» PROBLEM TO SOLVE: Go through the material below and report how many lines contain "seaborn". Give only the number.

» MATERIAL FOR THIS EXERCISE:
◇ ◇ ◇
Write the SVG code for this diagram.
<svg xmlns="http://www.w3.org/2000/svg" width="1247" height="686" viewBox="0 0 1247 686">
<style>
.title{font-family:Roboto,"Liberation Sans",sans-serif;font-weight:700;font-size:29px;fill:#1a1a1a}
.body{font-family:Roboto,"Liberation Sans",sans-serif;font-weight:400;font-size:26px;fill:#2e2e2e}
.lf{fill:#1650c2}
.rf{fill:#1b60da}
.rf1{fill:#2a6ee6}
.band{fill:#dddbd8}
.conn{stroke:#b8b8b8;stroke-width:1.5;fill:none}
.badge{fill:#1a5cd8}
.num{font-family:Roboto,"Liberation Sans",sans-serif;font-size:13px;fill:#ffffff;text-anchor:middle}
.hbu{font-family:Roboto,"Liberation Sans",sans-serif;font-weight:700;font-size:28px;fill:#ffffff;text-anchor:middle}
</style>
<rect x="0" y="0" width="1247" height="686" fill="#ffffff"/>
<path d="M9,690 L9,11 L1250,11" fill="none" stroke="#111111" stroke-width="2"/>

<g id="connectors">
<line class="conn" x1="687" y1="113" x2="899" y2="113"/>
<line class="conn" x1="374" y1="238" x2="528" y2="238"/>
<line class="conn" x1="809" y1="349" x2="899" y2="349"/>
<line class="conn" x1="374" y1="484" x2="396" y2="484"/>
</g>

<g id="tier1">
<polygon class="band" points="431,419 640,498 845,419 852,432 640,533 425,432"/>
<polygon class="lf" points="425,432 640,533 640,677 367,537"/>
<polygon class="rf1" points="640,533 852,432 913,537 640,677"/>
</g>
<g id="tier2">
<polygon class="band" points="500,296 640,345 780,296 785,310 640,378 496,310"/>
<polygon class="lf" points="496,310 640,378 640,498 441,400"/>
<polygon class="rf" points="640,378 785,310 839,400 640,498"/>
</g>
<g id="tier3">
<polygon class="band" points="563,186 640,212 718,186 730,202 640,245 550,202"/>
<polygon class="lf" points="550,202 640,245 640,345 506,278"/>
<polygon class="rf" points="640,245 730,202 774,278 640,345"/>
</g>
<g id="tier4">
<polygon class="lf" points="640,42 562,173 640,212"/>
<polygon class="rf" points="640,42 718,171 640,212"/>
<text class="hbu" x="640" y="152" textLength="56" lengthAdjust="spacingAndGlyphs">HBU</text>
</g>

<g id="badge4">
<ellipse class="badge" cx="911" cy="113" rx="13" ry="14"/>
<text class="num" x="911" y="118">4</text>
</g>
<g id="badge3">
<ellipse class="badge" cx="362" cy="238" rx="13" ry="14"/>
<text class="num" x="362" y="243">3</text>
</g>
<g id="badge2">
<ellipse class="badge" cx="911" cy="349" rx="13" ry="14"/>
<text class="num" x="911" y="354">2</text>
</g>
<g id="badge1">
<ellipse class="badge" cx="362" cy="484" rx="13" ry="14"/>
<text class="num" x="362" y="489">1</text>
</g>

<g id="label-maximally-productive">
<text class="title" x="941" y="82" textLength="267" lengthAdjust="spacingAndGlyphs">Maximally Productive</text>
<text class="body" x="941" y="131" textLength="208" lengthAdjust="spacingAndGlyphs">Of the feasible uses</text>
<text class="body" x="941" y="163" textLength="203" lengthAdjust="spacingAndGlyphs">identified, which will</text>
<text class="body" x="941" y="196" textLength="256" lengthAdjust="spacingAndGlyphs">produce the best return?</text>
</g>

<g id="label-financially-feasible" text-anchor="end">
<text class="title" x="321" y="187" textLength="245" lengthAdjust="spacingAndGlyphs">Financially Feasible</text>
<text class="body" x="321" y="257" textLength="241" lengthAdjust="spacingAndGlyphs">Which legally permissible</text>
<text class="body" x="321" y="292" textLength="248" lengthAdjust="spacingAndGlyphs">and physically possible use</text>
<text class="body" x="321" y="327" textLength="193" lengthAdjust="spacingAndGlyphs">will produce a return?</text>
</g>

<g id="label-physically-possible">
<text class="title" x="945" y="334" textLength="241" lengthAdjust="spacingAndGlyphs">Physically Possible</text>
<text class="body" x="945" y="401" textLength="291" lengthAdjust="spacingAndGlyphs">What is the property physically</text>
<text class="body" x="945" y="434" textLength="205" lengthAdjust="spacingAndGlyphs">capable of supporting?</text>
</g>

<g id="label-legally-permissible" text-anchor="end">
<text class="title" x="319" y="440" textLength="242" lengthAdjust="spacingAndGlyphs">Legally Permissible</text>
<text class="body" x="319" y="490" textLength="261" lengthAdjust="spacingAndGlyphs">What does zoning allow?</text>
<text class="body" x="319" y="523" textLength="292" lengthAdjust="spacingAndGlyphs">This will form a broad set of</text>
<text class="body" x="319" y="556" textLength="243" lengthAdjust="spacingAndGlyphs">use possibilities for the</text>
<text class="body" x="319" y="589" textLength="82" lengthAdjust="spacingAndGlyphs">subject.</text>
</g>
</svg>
◇ ◇ ◇
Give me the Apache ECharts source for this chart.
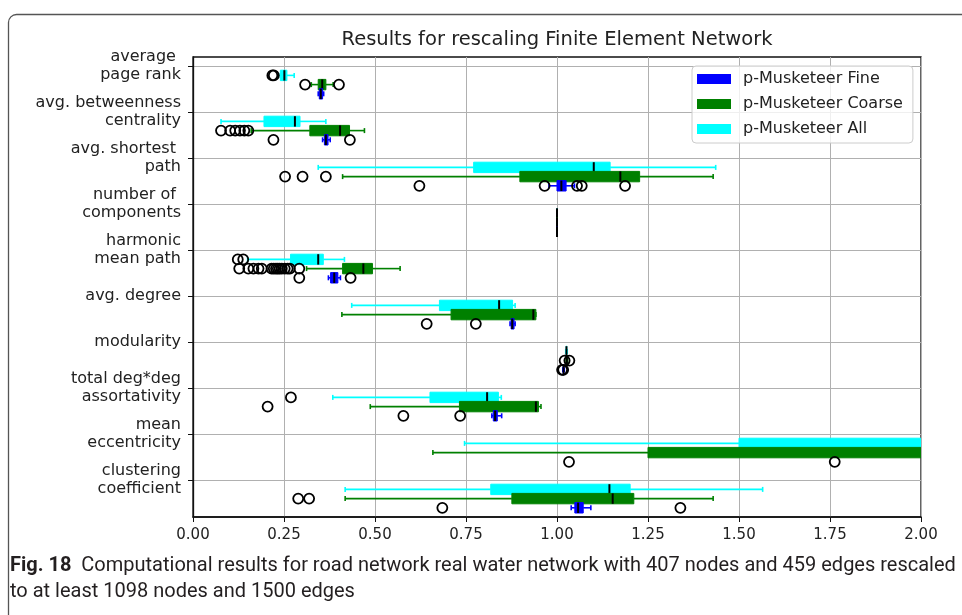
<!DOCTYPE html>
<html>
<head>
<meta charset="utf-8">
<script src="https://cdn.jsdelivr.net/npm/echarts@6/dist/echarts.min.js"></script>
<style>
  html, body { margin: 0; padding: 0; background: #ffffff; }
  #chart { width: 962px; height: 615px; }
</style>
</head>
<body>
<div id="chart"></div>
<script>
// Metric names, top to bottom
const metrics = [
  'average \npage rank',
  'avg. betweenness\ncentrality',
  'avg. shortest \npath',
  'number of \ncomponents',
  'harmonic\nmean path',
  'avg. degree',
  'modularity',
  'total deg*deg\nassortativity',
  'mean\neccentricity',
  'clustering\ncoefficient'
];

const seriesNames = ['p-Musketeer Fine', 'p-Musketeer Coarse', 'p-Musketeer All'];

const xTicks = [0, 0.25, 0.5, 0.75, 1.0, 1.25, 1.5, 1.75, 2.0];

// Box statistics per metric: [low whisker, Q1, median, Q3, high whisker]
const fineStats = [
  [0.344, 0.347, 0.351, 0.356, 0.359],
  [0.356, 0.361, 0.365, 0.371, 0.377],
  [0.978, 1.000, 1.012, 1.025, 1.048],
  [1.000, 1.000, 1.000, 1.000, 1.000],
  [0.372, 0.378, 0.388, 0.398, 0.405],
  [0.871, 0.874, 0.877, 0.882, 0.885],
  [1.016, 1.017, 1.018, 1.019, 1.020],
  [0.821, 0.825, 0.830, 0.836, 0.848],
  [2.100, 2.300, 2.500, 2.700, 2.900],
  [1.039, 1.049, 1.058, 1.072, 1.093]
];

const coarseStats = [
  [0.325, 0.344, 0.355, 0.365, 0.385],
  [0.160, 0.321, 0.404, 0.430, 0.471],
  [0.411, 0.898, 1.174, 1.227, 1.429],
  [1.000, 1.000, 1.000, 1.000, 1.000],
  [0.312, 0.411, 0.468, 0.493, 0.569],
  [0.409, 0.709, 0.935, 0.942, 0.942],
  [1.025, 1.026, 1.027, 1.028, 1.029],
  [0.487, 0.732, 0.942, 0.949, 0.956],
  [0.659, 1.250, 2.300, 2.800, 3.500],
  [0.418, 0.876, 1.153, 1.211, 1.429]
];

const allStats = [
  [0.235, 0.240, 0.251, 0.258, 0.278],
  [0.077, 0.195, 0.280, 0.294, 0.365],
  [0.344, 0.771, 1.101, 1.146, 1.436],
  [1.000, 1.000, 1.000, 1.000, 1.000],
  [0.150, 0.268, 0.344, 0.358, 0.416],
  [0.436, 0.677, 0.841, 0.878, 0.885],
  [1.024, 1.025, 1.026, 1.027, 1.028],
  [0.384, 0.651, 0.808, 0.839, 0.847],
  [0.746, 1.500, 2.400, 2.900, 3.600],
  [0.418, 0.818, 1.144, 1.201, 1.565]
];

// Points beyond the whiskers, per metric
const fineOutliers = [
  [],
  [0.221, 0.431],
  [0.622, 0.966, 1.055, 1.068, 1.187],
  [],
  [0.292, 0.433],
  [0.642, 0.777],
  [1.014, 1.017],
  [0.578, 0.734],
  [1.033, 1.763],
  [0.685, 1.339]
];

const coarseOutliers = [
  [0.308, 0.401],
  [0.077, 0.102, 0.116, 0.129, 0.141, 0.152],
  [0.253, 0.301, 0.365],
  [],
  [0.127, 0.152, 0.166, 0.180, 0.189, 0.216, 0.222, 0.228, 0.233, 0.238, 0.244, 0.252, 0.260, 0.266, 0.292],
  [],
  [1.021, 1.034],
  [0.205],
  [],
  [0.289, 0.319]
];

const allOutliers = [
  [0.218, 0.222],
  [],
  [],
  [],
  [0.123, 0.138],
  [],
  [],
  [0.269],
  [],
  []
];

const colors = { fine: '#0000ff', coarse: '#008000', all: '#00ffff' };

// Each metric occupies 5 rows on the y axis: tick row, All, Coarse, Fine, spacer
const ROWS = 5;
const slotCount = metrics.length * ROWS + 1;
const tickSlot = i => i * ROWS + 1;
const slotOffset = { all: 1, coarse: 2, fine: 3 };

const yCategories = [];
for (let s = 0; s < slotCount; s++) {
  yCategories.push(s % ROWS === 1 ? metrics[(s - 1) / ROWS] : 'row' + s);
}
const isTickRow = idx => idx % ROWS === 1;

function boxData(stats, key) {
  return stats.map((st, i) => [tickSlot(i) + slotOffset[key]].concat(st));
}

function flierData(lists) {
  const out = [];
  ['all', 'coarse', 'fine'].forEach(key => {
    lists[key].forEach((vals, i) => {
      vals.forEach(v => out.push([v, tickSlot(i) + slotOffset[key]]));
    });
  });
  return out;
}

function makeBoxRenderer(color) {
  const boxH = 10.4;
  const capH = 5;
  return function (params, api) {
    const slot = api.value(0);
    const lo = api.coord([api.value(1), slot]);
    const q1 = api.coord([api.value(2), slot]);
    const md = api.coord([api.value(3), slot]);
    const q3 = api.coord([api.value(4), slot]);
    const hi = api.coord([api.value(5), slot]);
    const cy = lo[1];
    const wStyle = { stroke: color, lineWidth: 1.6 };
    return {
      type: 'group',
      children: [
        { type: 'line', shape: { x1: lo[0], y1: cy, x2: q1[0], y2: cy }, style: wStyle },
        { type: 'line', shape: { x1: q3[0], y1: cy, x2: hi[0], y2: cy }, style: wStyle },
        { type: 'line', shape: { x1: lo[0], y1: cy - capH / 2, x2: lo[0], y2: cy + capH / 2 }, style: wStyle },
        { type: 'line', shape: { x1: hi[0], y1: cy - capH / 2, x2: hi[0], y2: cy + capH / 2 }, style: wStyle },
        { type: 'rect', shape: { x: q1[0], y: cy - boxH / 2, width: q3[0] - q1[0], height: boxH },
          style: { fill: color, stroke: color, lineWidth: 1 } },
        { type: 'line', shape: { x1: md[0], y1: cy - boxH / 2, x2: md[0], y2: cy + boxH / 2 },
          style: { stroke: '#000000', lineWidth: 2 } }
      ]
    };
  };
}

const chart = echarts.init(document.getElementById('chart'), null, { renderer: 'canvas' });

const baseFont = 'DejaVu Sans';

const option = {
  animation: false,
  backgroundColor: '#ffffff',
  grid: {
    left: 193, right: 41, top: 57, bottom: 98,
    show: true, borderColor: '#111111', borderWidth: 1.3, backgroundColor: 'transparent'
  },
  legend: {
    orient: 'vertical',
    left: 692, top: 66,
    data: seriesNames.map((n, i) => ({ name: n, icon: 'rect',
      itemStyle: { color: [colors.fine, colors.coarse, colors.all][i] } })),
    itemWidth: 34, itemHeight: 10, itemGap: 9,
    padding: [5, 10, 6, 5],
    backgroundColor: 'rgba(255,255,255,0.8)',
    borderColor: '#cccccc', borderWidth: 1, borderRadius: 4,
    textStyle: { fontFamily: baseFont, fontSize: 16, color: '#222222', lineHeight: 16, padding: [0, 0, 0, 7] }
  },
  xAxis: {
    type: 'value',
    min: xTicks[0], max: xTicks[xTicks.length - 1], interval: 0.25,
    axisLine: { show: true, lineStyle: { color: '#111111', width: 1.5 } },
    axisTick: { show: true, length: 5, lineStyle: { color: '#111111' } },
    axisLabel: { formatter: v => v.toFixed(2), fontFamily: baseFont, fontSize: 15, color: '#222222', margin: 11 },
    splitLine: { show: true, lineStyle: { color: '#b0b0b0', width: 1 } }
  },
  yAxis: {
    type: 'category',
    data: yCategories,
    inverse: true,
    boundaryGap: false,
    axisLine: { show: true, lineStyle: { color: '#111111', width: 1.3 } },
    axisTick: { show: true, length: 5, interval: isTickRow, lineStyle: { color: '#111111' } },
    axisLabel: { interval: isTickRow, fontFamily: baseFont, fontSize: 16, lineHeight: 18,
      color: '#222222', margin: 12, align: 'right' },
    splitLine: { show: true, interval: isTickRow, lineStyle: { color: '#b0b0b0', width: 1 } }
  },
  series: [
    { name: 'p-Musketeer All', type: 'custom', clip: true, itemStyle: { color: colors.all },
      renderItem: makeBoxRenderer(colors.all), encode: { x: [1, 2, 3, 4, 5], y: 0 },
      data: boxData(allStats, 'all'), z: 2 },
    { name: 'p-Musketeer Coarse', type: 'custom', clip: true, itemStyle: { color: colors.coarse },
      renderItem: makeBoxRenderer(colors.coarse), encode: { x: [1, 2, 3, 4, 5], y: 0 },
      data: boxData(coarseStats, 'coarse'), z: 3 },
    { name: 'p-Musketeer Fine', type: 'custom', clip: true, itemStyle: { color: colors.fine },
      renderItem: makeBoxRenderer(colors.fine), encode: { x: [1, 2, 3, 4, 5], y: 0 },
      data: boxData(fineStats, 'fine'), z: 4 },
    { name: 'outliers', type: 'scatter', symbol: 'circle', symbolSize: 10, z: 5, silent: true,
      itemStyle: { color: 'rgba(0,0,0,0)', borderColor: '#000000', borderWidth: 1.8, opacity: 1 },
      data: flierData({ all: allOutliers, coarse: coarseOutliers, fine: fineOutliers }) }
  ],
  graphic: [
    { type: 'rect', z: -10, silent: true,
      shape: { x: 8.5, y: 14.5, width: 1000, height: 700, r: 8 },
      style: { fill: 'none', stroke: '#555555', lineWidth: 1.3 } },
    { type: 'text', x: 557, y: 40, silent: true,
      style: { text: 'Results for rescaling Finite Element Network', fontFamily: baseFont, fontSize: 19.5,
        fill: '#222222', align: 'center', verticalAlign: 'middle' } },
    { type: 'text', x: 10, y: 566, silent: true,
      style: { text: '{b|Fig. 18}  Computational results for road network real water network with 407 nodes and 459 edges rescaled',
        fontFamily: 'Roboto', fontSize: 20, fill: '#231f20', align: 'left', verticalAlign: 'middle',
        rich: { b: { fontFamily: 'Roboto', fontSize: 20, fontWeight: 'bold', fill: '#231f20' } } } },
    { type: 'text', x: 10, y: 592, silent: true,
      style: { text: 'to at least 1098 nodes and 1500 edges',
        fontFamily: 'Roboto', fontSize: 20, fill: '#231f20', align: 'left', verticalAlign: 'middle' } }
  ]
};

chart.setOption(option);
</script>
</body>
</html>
◇ ◇ ◇
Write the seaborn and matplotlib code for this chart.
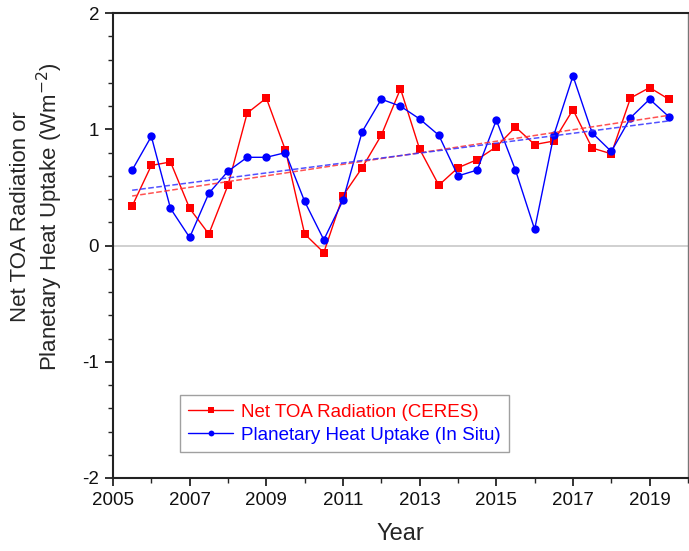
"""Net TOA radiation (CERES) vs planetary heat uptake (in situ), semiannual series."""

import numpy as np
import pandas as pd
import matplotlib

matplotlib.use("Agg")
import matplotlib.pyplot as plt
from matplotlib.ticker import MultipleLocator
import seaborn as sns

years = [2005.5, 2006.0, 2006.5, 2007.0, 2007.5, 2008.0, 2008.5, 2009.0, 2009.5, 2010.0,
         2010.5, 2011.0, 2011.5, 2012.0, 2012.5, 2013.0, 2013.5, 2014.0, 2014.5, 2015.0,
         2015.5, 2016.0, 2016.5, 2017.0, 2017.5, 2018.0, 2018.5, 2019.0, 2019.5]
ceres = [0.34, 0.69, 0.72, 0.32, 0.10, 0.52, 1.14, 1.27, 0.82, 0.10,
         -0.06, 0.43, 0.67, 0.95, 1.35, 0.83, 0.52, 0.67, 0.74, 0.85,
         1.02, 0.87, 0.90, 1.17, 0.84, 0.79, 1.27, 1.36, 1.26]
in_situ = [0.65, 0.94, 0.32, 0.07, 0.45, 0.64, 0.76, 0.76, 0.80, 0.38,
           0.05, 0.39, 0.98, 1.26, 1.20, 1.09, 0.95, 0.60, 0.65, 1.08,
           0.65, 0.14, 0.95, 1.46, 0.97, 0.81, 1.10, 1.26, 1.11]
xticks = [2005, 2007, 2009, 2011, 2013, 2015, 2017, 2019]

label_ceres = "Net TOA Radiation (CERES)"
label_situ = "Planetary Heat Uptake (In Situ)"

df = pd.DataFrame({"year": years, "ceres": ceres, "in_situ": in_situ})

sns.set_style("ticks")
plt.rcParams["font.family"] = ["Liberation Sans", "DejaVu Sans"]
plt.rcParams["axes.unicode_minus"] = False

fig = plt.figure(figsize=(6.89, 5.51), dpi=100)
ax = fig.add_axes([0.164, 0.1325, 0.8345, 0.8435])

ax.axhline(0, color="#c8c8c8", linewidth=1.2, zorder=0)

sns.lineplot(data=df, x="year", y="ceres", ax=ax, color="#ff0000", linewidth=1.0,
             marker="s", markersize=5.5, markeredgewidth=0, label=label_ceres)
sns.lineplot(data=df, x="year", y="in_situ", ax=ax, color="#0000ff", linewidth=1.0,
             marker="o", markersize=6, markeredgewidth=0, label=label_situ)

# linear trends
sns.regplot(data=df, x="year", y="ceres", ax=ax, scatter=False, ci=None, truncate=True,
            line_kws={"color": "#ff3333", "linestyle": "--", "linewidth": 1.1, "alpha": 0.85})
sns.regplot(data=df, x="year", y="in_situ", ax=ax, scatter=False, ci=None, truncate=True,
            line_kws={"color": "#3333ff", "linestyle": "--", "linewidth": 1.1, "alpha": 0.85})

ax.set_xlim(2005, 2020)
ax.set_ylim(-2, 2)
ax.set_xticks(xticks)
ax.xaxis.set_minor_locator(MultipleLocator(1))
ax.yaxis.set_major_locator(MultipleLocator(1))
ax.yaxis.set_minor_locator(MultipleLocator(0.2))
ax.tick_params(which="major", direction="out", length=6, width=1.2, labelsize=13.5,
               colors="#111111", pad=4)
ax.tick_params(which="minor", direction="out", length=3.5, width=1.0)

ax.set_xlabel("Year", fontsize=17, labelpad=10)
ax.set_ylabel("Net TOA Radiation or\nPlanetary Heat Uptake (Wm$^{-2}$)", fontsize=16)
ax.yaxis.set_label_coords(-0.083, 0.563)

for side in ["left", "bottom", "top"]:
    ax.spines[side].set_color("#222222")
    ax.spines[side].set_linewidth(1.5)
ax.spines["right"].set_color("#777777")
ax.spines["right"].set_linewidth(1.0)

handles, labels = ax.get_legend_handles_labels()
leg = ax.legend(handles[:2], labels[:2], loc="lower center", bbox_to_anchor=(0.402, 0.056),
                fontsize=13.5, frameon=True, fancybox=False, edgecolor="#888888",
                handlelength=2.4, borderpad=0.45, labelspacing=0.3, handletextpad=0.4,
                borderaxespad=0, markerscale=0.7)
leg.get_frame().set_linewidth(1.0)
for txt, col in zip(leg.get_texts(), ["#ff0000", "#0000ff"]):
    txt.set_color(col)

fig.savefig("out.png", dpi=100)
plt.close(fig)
◇ ◇ ◇
» OUTPUT OF THE EXERCISE: 2